Yes, monitors have been forced to include scalers that enable OS to use extremely low resolution modes. The 'problem' is that this mode of display makes the first experience a user sees to betray the extremely high fidelity modern displays are actually capable of. I understand if you personally feel that starting up into 80x25 text mode is still acceptable in 2019 with 4k displays, and that's fine. But if someone wanted to build a brand new OS which was designed from the ground up as if it was built for and with the actual technology we have now, rather than the technology we had 30 years ago, I am just asking how difficult that would be.


Have you ever used a Mac laptop?
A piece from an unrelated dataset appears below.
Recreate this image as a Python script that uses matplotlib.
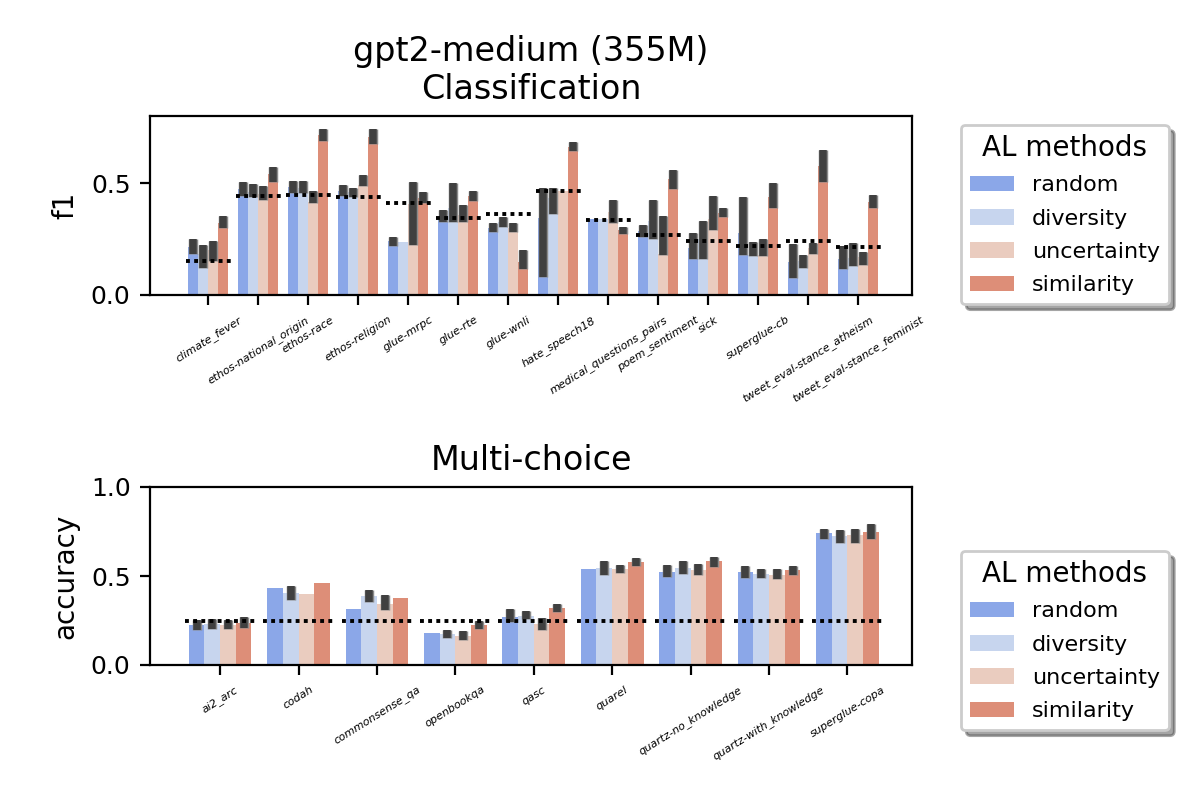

It boots up with a crisp and clear display of the Apple logo. It's not text mode. It's either actually using the native resolution or using a sufficiently good resolution that I can't tell. This shows that if the manufacturer is willing enough, the first experience a user sees does not have to betray the extremely high fidelity modern displays are actually capable of.


> Have you ever used a Mac laptop? It boots up with a crisp and clear display of the Apple logo. It's not text mode. It's either actually using the native resolution or using a sufficiently good resolution that I can't tell.

So do PC laptops that do UEFI boot since Windows 8.

It's not really problem on laptops, but more on desktops, especially if you have add-on cards that initialize themselves with custom UEFI addon. Or when you need to work in UEFI shell. Or when you use boot manager in text mode, like grub (but grub know how to switch modes, at least). Or miriad of other things, that fall outside of the happy path of bootloader booting the OS on fixed hardware.


It looks like a great piece of code, and I wish I could use it. Maybe the author would consider doing a free-for-open-source type model like many other companies do? It would have the benefit of allowing developers to become familiar with the technology and possibly encourage wider use, too. To be clear, I'm not saying the author needs to open-source it, but he might wish to consider distributing a static lib.